Indoor radiocaesium contamination in residential houses within evacuation areas after the Fukushima nuclear accident via Scientific Reports

Abstract

Indoor contaminants were investigated from July 2013 to January 2015 within ninety-five residential houses in five evacuation zones, Iitate village, Odaka district, and the towns of Futaba, Okuma, and Tomioka. A dry smear test was applied to the surface of materials and structures in rooms and in the roof-space of houses. We found that 134Cs and 137Cs were the dominant radionuclides in indoor surface contamination, and there was a distance dependence from the Fukushima Daiichi nuclear power plant (FDNPP). For surface contamination in Iitate village (29–49 km from the FDNPP), 24.8% of samples exceeded the detection limit, which is quite a low value, while in Okuma (<3.0 km from the FDNPP), 99.7% of samples exceeded the detection limit and surface contamination levels exceeded 20 Bq/cm2 (the value was corrected to March 2011).

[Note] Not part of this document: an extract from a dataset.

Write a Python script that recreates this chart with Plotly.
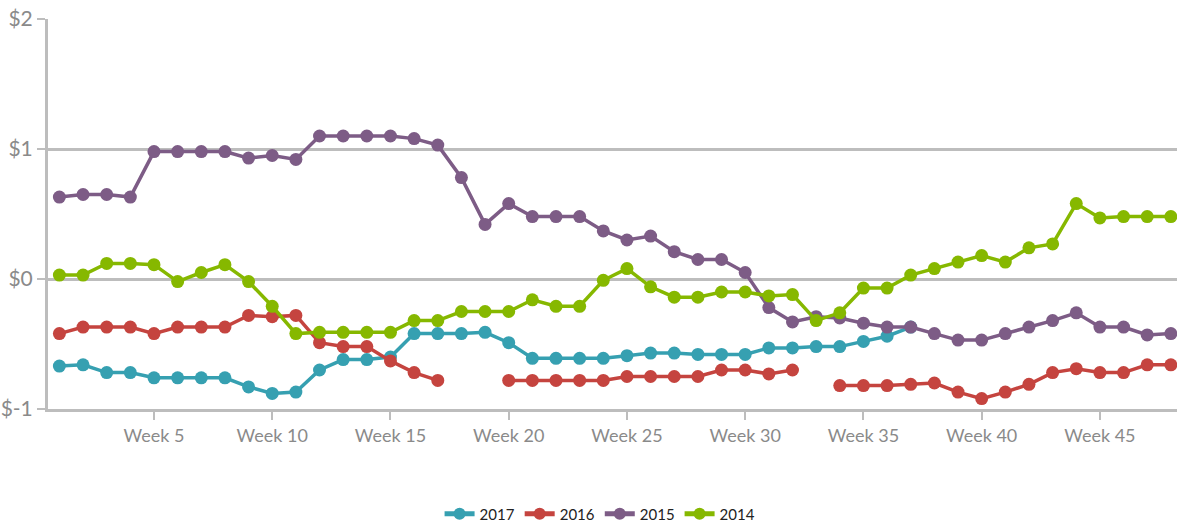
import plotly.graph_objects as go

weeks = [f"Week {i}" for i in range(1, 49)]

s2017 = [-0.67, -0.66, -0.72, -0.72, -0.76, -0.76, -0.76, -0.76, -0.83, -0.88,
         -0.87, -0.70, -0.62, -0.62, -0.60, -0.42, -0.42, -0.42, -0.41, -0.49,
         -0.61, -0.61, -0.61, -0.61, -0.59, -0.57, -0.57, -0.58, -0.58, -0.58,
         -0.53, -0.53, -0.52, -0.52, -0.48, -0.44, -0.37, None, None, None,
         None, None, None, None, None, None, None, None]

s2016 = [-0.42, -0.37, -0.37, -0.37, -0.42, -0.37, -0.37, -0.37, -0.28, -0.29,
         -0.28, -0.49, -0.52, -0.52, -0.63, -0.72, -0.78, None, None, -0.78,
         -0.78, -0.78, -0.78, -0.78, -0.75, -0.75, -0.75, -0.75, -0.70, -0.70,
         -0.73, -0.70, None, -0.82, -0.82, -0.82, -0.81, -0.80, -0.87, -0.92,
         -0.87, -0.81, -0.72, -0.69, -0.72, -0.72, -0.66, -0.66]

s2015 = [0.63, 0.65, 0.65, 0.63, 0.98, 0.98, 0.98, 0.98, 0.93, 0.95,
         0.92, 1.10, 1.10, 1.10, 1.10, 1.08, 1.03, 0.78, 0.42, 0.58,
         0.48, 0.48, 0.48, 0.37, 0.30, 0.33, 0.21, 0.15, 0.15, 0.05,
         -0.22, -0.33, -0.29, -0.30, -0.34, -0.37, -0.37, -0.42, -0.47, -0.47,
         -0.42, -0.37, -0.32, -0.26, -0.37, -0.37, -0.43, -0.42]

s2014 = [0.03, 0.03, 0.12, 0.12, 0.11, -0.02, 0.05, 0.11, -0.02, -0.21,
         -0.42, -0.41, -0.41, -0.41, -0.41, -0.32, -0.32, -0.25, -0.25, -0.25,
         -0.16, -0.21, -0.21, -0.01, 0.08, -0.06, -0.14, -0.14, -0.10, -0.10,
         -0.13, -0.12, -0.32, -0.26, -0.07, -0.07, 0.03, 0.08, 0.13, 0.18,
         0.13, 0.24, 0.27, 0.58, 0.47, 0.48, 0.48, 0.48]

series_names = ["2017", "2016", "2015", "2014"]
series_values = [s2017, s2016, s2015, s2014]
colors = ["#36A0B1", "#C5443F", "#7D5C86", "#86B800"]

x_tick_labels = [f"Week {i}" for i in range(5, 49, 5)]
y_tick_vals = [-1, 0, 1, 2]
y_tick_labels = ["$-1", "$0", "$1", "$2"]

fig = go.Figure()
for name, vals, col in zip(series_names, series_values, colors):
    fig.add_trace(go.Scatter(
        x=weeks, y=vals, name=name, mode="lines+markers",
        line=dict(color=col, width=3.5),
        marker=dict(color=col, size=13),
        connectgaps=False,
    ))

grid = "#BDBDBD"
fnt = "Lato"
fig.update_layout(
    width=1177, height=529,
    margin=dict(l=48, r=0, t=19, b=120, autoexpand=False),
    paper_bgcolor="white", plot_bgcolor="white",
    font=dict(family=fnt, color="#8A8A8A"),
    showlegend=True,
    legend=dict(orientation="h", x=0.489, xanchor="center", y=-0.269, yanchor="middle",
                font=dict(size=15, color="#222222", family=fnt), itemsizing="constant",
                traceorder="normal", itemwidth=30),
    xaxis=dict(
        type="category", categoryorder="array", categoryarray=weeks,
        range=[-0.482, 47.26], automargin=False,
        tickmode="array", tickvals=x_tick_labels, ticktext=x_tick_labels,
        showgrid=False, zeroline=False,
        showline=True, linecolor=grid, linewidth=3,
        ticks="outside", ticklen=8, tickcolor=grid, tickwidth=2,
        tickfont=dict(size=18, color="#8A8A8A"),
    ),
    yaxis=dict(
        range=[-1, 2], tickmode="array", tickvals=y_tick_vals, ticktext=y_tick_labels,
        automargin=False,
        showgrid=True, gridcolor=grid, gridwidth=3,
        zeroline=False,
        showline=True, linecolor=grid, linewidth=3,
        ticks="outside", ticklen=8, tickcolor=grid, tickwidth=2,
        tickfont=dict(size=21, color="#8A8A8A"),
    ),
)

fig.write_html("out.html", config={"displayModeBar": False},
               post_script="document.body.style.margin='0';document.body.style.overflow='hidden';")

In residential houses in Okuma, Futaba, and Tomioka, closer to the FDNPP than those in Odaka district and Iitate village, surface contamination was inversely proportional to the square of the distance between a house and the FDNPP. In the houses closest to the FDNPP, the contribution of surface contamination to the ambient dose equivalent rate was evaluated to be approximately 0.3 μSv/h.